** START OF Data block **

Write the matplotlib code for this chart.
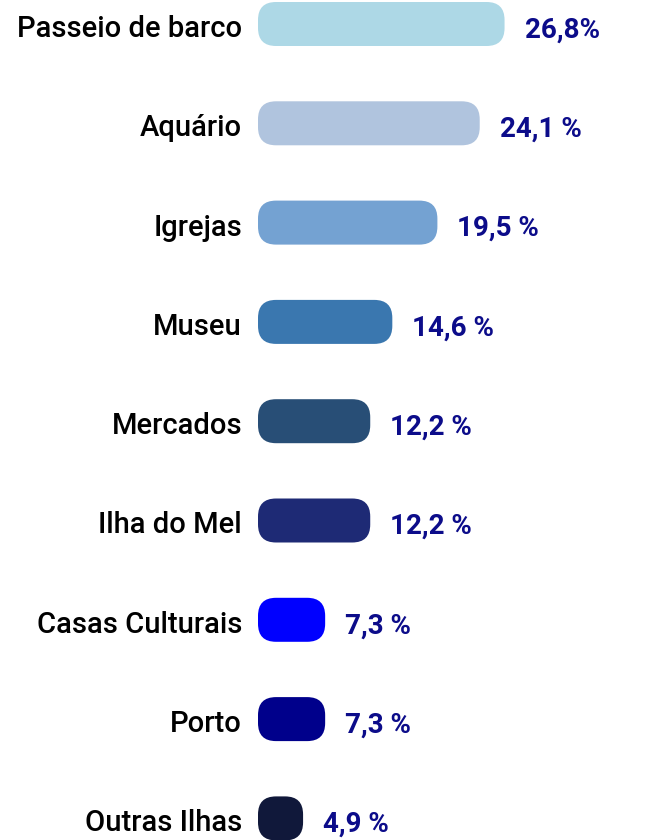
import matplotlib
matplotlib.use("Agg")
import matplotlib.pyplot as plt
from matplotlib.patches import FancyBboxPatch
import matplotlib.transforms as mtransforms

categories = ["Passeio de barco", "Aquário", "Igrejas", "Museu", "Mercados",
              "Ilha do Mel", "Casas Culturais", "Porto", "Outras Ilhas"]
values = [26.8, 24.1, 19.5, 14.6, 12.2, 12.2, 7.3, 7.3, 4.9]
value_labels = ["26,8%", "24,1 %", "19,5 %", "14,6 %", "12,2 %",
                "12,2 %", "7,3 %", "7,3 %", "4,9 %"]
colors = ["#ADD8E6", "#B0C4DE", "#74A2D2", "#3A77AF", "#284E76",
          "#1E2A75", "#0000FF", "#00008B", "#10183A"]

W, H, DPI = 647, 840, 100
PX_X = 9.2      # pixels per percentage point
PX_Y = 99.3     # pixels between bar centres
X0 = 258        # pixel where bars start
Y0 = 24         # pixel centre of first bar
BAR_H = 44 / PX_Y
RADIUS_PX = 18

plt.rcParams["font.family"] = ["Roboto", "DejaVu Sans"]

fig = plt.figure(figsize=(W / DPI, H / DPI), dpi=DPI)
ax = fig.add_axes([0, 0, 1, 1])
ax.set_xlim(-X0 / PX_X, (W - X0) / PX_X)
ax.set_ylim((H - Y0) / PX_Y, -Y0 / PX_Y)
ax.axis("off")

for i, (cat, val, lab, col) in enumerate(zip(categories, values, value_labels, colors)):
    box = FancyBboxPatch((0, i - BAR_H / 2), val, BAR_H,
                         boxstyle=f"round,pad=0,rounding_size={RADIUS_PX / PX_X}",
                         mutation_aspect=PX_X / PX_Y,
                         facecolor=col, edgecolor="none")
    ax.add_patch(box)

    left = mtransforms.offset_copy(ax.transData, fig=fig, x=-16, y=-5, units="dots")
    ax.text(0, i, cat, transform=left, ha="right", va="center",
            fontsize=21, fontweight="medium", color="black")

    right = mtransforms.offset_copy(ax.transData, fig=fig, x=20, y=-6, units="dots")
    ax.text(val, i, lab, transform=right, ha="left", va="center",
            fontsize=20, fontweight="bold", color="#0C0C8A")

fig.savefig("out.png", dpi=DPI)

** END OF Data block **

**Requirement:**
From the material given, work out how many lines hold the string "matplotlib"; state that number and nothing further.

**Solved exercise:**
6